Yes, Pikelny is a banjo player but an electric guitar makes a delightful appearance when he takes up a 1953 Fender Telecaster played through a Gibson EH 185 amp to back his warm vocal reading of Carl Butler’s minor country hit from 1964, “My Tears Don’t Show” (the B side of a Top 10 country single, “Too Late to Try Again”). The Tele’s rich, fat tone and slight twang evoke a classic country era as do Butler’s lyrics about a man coming to grips with the pain of lost love; moreover, the sincerity of Pikelny’s vocal does justice to the work of a fine but now obscure country singer-songwriter who, as part of the duo Carl and Pearl Butler, had a nice run of country hits in the early ‘60s with Butler-penned tunes; Carl lived long enough (he passed in ’92) to hear Ricky Skaggs take a song Butler had co-written with Flatt & Scruggs and Earl Sherry, “Crying My Heart Out Over You,” to the top of the country chart in 1982. It must be said: an album with songs by Fleming Brown and Carl Butler should be taken seriously. For your faithful friend and narrator’s money, Pikelny’s finest vocal hour arrives with a deeply felt, spiritually resonant take on the traditional “Sweet Sunny South,” whereon the steely sound of the 1938 Kalamazoo KG-11 guitar is in and of itself a heart tugging evocation of the lost world the lyrics lament and which Pikelny drives home with nuanced force within a seemingly deadpan reading of the last, key lyric: Now the path to our cottage they say has grown green/and the place is quite lonely around/and I know that the smiles and forms that I’ve seen/now lie in the dark mossy ground…

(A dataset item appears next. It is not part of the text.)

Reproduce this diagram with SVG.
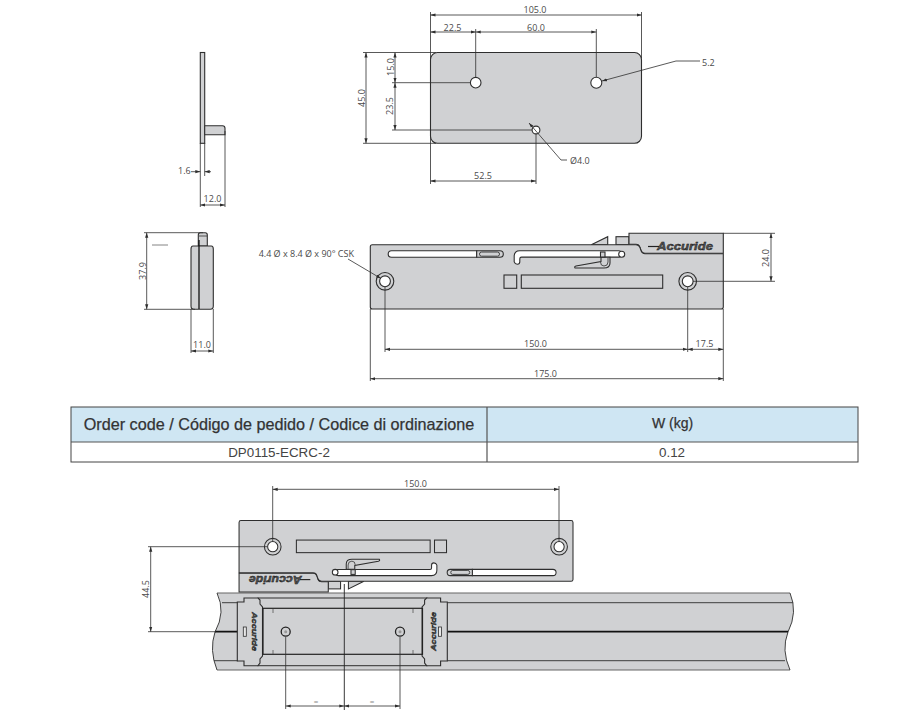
<svg xmlns="http://www.w3.org/2000/svg" xmlns:xlink="http://www.w3.org/1999/xlink" width="900" height="718" viewBox="0 0 900 718">
<style>
text{font-family:"Open Sans","Liberation Sans",sans-serif;font-size:9px;fill:#4a4a4a}
.c{text-anchor:middle}
.b{fill:#d0d1d3;stroke:#2e2e2e;stroke-width:1.1}
.h{fill:#fff;stroke:#2e2e2e;stroke-width:1.1}
.l{fill:none;stroke:#2e2e2e;stroke-width:.8}
.d{fill:none;stroke:#2e2e2e;stroke-width:.8;marker-start:url(#as);marker-end:url(#ae)}
.lg{font-family:"Liberation Sans",sans-serif;font-style:italic;font-weight:bold;font-size:11px;fill:#555;stroke:#111;stroke-width:.4}
.th{font-family:"Liberation Sans",Arial,sans-serif;font-size:16.200px;fill:#333;stroke:#333;stroke-width:.25}
.td{font-family:"Liberation Sans",Arial,sans-serif;font-size:13.400px;fill:#444}
</style>
<defs>
<marker id="ae" markerUnits="userSpaceOnUse" markerWidth="5" markerHeight="4" refX="5" refY="2" orient="auto"><path d="M0 .4L5 2L0 3.6z" fill="#2e2e2e"/></marker>
<marker id="as" markerUnits="userSpaceOnUse" markerWidth="5" markerHeight="4" refX="0" refY="2" orient="auto"><path d="M5 .4L0 2L5 3.6z" fill="#2e2e2e"/></marker>
<g id="plate">
<path class="b" d="M591.300 244.700L607.700 236.700V244.700z"/>
<rect class="b" x="616" y="236.700" width="13" height="8"/>
<path class="b" d="M629 233.300H723.300V253.300H645q-3 0-4-3l-1-3q-1-3-4-3H629z"/>
<path class="b" d="M372.300 244.700H636q3 0 4 3l1 3q1 3 4 3H723.300V307q0 2-2 2H372.300q-2 0-2-2V246.700q0-2 2-2z"/>
<path class="h" d="M391.500 250.700H476.700V257.300H391.500q-3.300 0-3.300-3.300t3.300-3.300z"/>
<path class="b" d="M476.700 250.700H500q3.300 0 3.300 3.300t-3.300 3.300H476.700z"/>
<rect x="479.500" y="252" width="20" height="4.200" rx="2" fill="#d0d1d3" stroke="#2e2e2e" stroke-width=".9"/>
<path class="h" d="M520 250.700H618.500q3.200 0 3.200 3.200t-3.200 3.200H521.500q-1.700 0-1.700 1.700v3q0 2.400-2.400 2.400t-3.200-2.400v-5.500q0-5.600 5.600-5.600z"/>
<path class="b" d="M575 268Q574 266.500 576 266L601 261.500V257.300H610V263Q610 268 604 268z"/>
<path class="l" d="M600.500 262Q600.500 266 604 266Q608 266 608 262V258"/>
<circle class="h" cx="621.700" cy="254.300" r="3"/>
<rect class="b" x="600.500" y="252" width="4.500" height="5"/>
<rect class="b" x="504" y="275" width="12.700" height="13.300"/>
<rect class="b" x="521.300" y="275" width="141.400" height="13.300"/>
<circle class="b" cx="385" cy="281.300" r="8.800"/>
<circle class="h" cx="385" cy="281.300" r="5.400"/>
<circle class="b" cx="687.700" cy="281.300" r="8.800"/>
<circle class="h" cx="687.700" cy="281.300" r="5.400"/>
<path d="M648 246.500H659" stroke="#222" stroke-width="1.200"/>
<text class="lg" x="657" y="250" textLength="56" lengthAdjust="spacingAndGlyphs">Accuride</text>
</g>
<path id="bracket" class="b" d="M237.300 602H244V598H258L260 600V604L262.500 607V656L260 659V663L258 665.700H244V661H237.300z"/>
</defs>
<rect width="900" height="718" fill="#fff"/>

<g id="plate-top">
<rect class="b" x="430.500" y="52.500" width="211" height="90.800" rx="7"/>
<circle class="h" cx="475.700" cy="82.700" r="5.300"/>
<circle class="h" cx="596.300" cy="82.700" r="5.500"/>
<circle class="h" cx="536" cy="130" r="3.900"/>
<text class="c" x="535" y="13">105.0</text>
<text class="c" x="452.500" y="31">22.5</text>
<text class="c" x="536" y="31">60.0</text>
<text class="c" transform="translate(365 98) rotate(-90)">45.0</text>
<text class="c" transform="translate(393.500 67) rotate(-90)">15.0</text>
<text class="c" transform="translate(393 106) rotate(-90)">23.5</text>
<text class="c" x="483" y="179">52.5</text>
<text x="702" y="66">5.2</text>
<text x="570" y="164">Ø4.0</text>
</g>

<g id="side-plate">
<rect class="b" x="200.300" y="52.500" width="4.400" height="90.800"/>
<path class="b" d="M204.700 125.700H222.500q2.500 0 2.500 2.500V134.700H204.700z"/>
<text x="178" y="174">1.6</text>
<text class="c" x="212.500" y="202">12.0</text>
</g>

<g id="side-front">
<path class="b" d="M198.300 246V235q0-2.300 2-2.300h5q2 0 2 2.300V246z"/>
<path class="l" d="M199 236H207"/>
<path class="b" d="M193 246H211.300q2 0 2 3V306q0 3.300-3 3.300H194q-3 0-3-3.300V249q0-3 2-3z"/>
<path d="M199 240V309" stroke="#111" stroke-width="1.300"/>
<text class="c" transform="translate(146 271) rotate(-90)">37.9</text>
<text class="c" x="202" y="348">11.0</text>
</g>

<g id="front-view">
<use xlink:href="#plate" href="#plate"/>
<text class="c" x="535.500" y="347">150.0</text>
<text class="c" x="704.500" y="347">17.5</text>
<text class="c" x="545.500" y="377">175.0</text>
<text class="c" transform="translate(769 258) rotate(-90)">24.0</text>
<text x="354" y="257" text-anchor="end">4.4 Ø x 8.4 Ø x 90° CSK</text>
</g>

<g id="order-table">
<rect x="71" y="407" width="787" height="35" fill="#cfe6f3"/>
<rect x="71" y="407" width="787" height="55" fill="none" stroke="#444" stroke-width="1"/>
<path d="M71 442H858M487 407V462" stroke="#555" stroke-width="1.200" fill="none"/>
<text class="th" x="279" y="430" text-anchor="middle">Order code / Código de pedido / Codice di ordinazione</text>
<text class="th" x="672.500" y="428" text-anchor="middle" style="font-size:14px">W (kg)</text>
<text class="td c" x="279" y="456.500">DP0115-ECRC-2</text>
<text class="td c" x="672" y="456.500">0.12</text>
</g>

<g id="rail">
<path d="M217 593H790Q798 612 788 632Q781 650 790 670H217Q209 650 215 632Q226 612 217 593z" fill="#d0d1d3"/>
<path d="M217 593H790M217 670H790" fill="none" stroke="#666" stroke-width="1.100"/>
<path class="l" d="M790 593Q798 612 788 632Q781 650 790 670M217 670Q209 650 215 632Q226 612 217 593M222 602.700H238M447 602.700H793M214 660.700H238M447 660.700H785" style="stroke-width:.9"/>
<path d="M215 631.700H238M447 631.700H788" stroke="#111" stroke-width="1.700" fill="none"/>
</g>

<g id="assembly-plate" transform="translate(923.300 812.800) rotate(180) scale(.946)">
<use xlink:href="#plate" href="#plate"/>
</g>
<text class="c" x="415.500" y="487">150.0</text>
<text class="c" transform="translate(149 589) rotate(-90)">44.5</text>

<g id="slider">
<rect x="258" y="598" width="169" height="67.700" fill="#d0d1d3" stroke="#2e2e2e" stroke-width="1"/>
<use xlink:href="#bracket" href="#bracket"/>
<use xlink:href="#bracket" href="#bracket" transform="translate(684.600 0) scale(-1 1)"/>
<rect x="243.300" y="627" width="3" height="9.300" fill="#e8e8e8" stroke="#2e2e2e" stroke-width=".8"/>
<rect x="438.500" y="627" width="3" height="9.300" fill="#e8e8e8" stroke="#2e2e2e" stroke-width=".8"/>
<text class="lg" style="font-size:8px" transform="translate(252 612) rotate(90)" textLength="39" lengthAdjust="spacingAndGlyphs">Accuride</text>
<text class="lg" style="font-size:8px" transform="translate(436 651) rotate(-90)" textLength="39" lengthAdjust="spacingAndGlyphs">Accuride</text>
<rect x="263" y="608.300" width="159.500" height="46" fill="none" stroke="#222" stroke-width="1.200"/>
<path d="M273 609V613M273 650V654M413 609V613M413 650V654" stroke="#555" stroke-width=".8"/>
<circle cx="285.700" cy="631.700" r="4.500" fill="#d0d1d3" stroke="#222" stroke-width="1.300"/>
<circle cx="285.700" cy="631.700" r="1.500" fill="#999"/>
<circle cx="400" cy="631.700" r="4.500" fill="#d0d1d3" stroke="#222" stroke-width="1.300"/>
<circle cx="400" cy="631.700" r="1.500" fill="#999"/>
<text class="c" x="316" y="704" style="font-size:8px;fill:#888">=</text>
<text class="c" x="372" y="704" style="font-size:8px;fill:#888">=</text>
</g>

<g id="connectors">
<path class="l" d="M430.500 12V60M430.500 136V184M641.500 12V58M363 52.500H436M363 143.300H436M392 82.700H470.500M392 130H532M475.700 29V77.500M596.300 29V77M536 134V184"/>
<path class="d" d="M430.500 15H641.500"/><path class="d" d="M430.500 32H475.700"/><path class="d" d="M475.700 32H596.300"/>
<path class="d" d="M366 52.500V143.300"/><path class="d" d="M395 52.500V82.700"/><path class="d" d="M395 82.700V130"/><path class="d" d="M430.500 181H536"/>
<path class="l" d="M700 61H676L602 81" marker-end="url(#ae)"/>
<path class="l" d="M567 160H561L529 123" marker-end="url(#ae)"/>
<path class="l" d="M200.300 143V207M204.700 143V176M225 131V207M144 232.700H203M144 309.300H195M191 309V353M213.300 309V353"/>
<path class="d" d="M200.300 205H225"/>
<path class="l" d="M191 171.700H200.300" marker-end="url(#ae)"/><path class="l" d="M211 171.700H204.700" marker-end="url(#ae)"/>
<path class="d" d="M146.700 232.700V309.300"/><path class="d" d="M191 351H213.300"/>
<path d="M152 245H168" stroke="#666" stroke-width=".8"/>
<path class="l" d="M385 287V352M687.700 287V352M370.300 309V381M723.300 309V381M723.300 233.300H775M693 281.300H775"/>
<path class="d" d="M385 349.300H687.700"/><path class="d" d="M687.700 349.300H723.300"/><path class="d" d="M370.300 378.700H723.300"/><path class="d" d="M771 233.300V281.300"/>
<path class="l" d="M348 259L381 278.500" marker-end="url(#ae)"/>
<path class="l" d="M272.700 486V541M559 486V541M148 546.700H267M148 631.700H216M285.700 637V709M400 637V709"/>
<path class="d" d="M272.700 489.300H559"/><path class="d" d="M150.700 546.700V631.700"/><path class="d" d="M285.700 706H344.300"/><path class="d" d="M344.300 706H400"/>
<path d="M344.300 584V710" stroke="#222" stroke-width=".9"/>
</g>
</svg>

‘Redbud,’ a Pikelny original, from Universal Favorite

‘I’ve Been a Long Time Leavin’ (But I’ll Be a Long Time Gone),’ by Roger Miller, as performed by Noam Pilkeny on Universal Favorite

Following a pair of instrumentals—his original “Redbud,” replete with a rustic ambiance and striking shifts in texture between upper and lower neck chording and riffs; and, from Steven Paul Smith, a deliberate, introspective denouement in the evocative (in title and feel) “Bye”—Pikelny closes the proceedings with a rollicking workout on an obscure Roger Miller tune, “I’ve Been a Long Time Leaving (But I’ll Be a Long Time Gone),” the album’s bluesiest moment and an occasion when Miller’s gift for skewed humor and inspired wordplay was in peak form. Pikelny’s riding the wave of Miller’s lyrics and adding his own two cents to the festivities with equally wild banjo flourishes you can’t help but admire, if not be amused by how well Noam channels Roger on his instrument of choice.

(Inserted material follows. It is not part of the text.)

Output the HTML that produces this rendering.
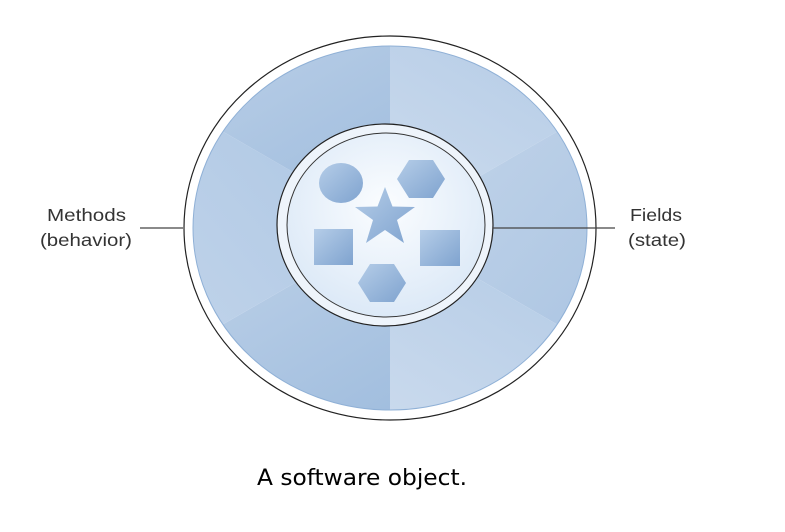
<!DOCTYPE html>
<html><head><meta charset="utf-8"><style>body{margin:0;background:#fff}svg{display:block}</style></head><body>
<svg width="785" height="532" viewBox="0 0 785 532" xmlns="http://www.w3.org/2000/svg">
<defs>
<linearGradient id="a" x1="0" y1="0" x2="1" y2="1"><stop offset="0" stop-color="#c9d9ec"/><stop offset="1" stop-color="#9dbbdd"/></linearGradient>
<linearGradient id="b" x1="1" y1="0" x2="0" y2="1"><stop offset="0" stop-color="#a8c3e2"/><stop offset="1" stop-color="#cddcee"/></linearGradient>
<radialGradient id="c" cx="0.5" cy="0.4" r="0.6"><stop offset="0" stop-color="#fbfdff"/><stop offset="1" stop-color="#dce9f7"/></radialGradient>
<linearGradient id="s" x1="0" y1="0" x2="1" y2="1"><stop offset="0" stop-color="#b5cde8"/><stop offset="1" stop-color="#7fa3cf"/></linearGradient>
<clipPath id="cl"><ellipse cx="390" cy="228" rx="197" ry="182"/></clipPath>
</defs>
<ellipse cx="390" cy="228" rx="206" ry="192" fill="#fff" stroke="#222" stroke-width="1.2"/>
<g clip-path="url(#cl)">
<path d="M390 228 L390 0 L780 3 Z" fill="url(#b)"/>
<path d="M390 228 L780 3 L780 453 Z" fill="url(#a)"/>
<path d="M390 228 L780 453 L390 460 Z" fill="url(#b)"/>
<path d="M390 228 L390 460 L0 453 Z" fill="url(#a)"/>
<path d="M390 228 L0 453 L0 3 Z" fill="url(#b)"/>
<path d="M390 228 L0 3 L390 0 Z" fill="url(#a)"/>
</g>
<ellipse cx="390" cy="228" rx="197" ry="182" fill="none" stroke="#8fb0d6" stroke-width="1"/>
<ellipse cx="385" cy="225" rx="108" ry="101" fill="#eef4fb" stroke="#222" stroke-width="1.2"/>
<ellipse cx="386" cy="225" rx="99" ry="92" fill="url(#c)" stroke="#333" stroke-width="1"/>
<ellipse cx="341" cy="183" rx="22" ry="20" fill="url(#s)"/>
<polygon points="409,160 433,160 445,179 433,198 409,198 397,179" fill="url(#s)"/>
<polygon points="370,264 394,264 406,283 394,302 370,302 358,283" fill="url(#s)"/>
<rect x="314" y="229" width="39" height="36" fill="url(#s)"/>
<rect x="420" y="230" width="40" height="36" fill="url(#s)"/>
<polygon points="385,187 392.5,206.5 415,207 397,220 404,243 385,230 366,243 373,220 355,207 377.5,206.5" fill="url(#s)"/>
<line x1="140" y1="228" x2="183" y2="228" stroke="#444" stroke-width="1.2"/>
<line x1="493" y1="228" x2="615" y2="228" stroke="#444" stroke-width="1.2"/>
<g font-family="Liberation Sans, sans-serif" font-size="17.5" fill="#333">
<text x="47" y="221" textLength="79" lengthAdjust="spacingAndGlyphs">Methods</text>
<text x="40" y="246" textLength="92" lengthAdjust="spacingAndGlyphs">(behavior)</text>
<text x="630" y="221" textLength="52" lengthAdjust="spacingAndGlyphs">Fields</text>
<text x="628" y="246" textLength="58" lengthAdjust="spacingAndGlyphs">(state)</text>
</g>
<text x="257" y="485" font-family="DejaVu Sans, Liberation Sans, sans-serif" font-size="22" fill="#000" textLength="210" lengthAdjust="spacingAndGlyphs">A software object.</text>
</svg>
</body></html>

The album title was inspired by an early 20th century advertisement by the S.S. Stewart company touting a popular banjo it marketed as being a “universal favorite.” Unable to resist the audacity of such a claim, Pikelny christened his new long player likewise. He may have intended it ironically, but when the 2017 best-of lists are published, he may find Universal Favorite is exactly what it purports to be.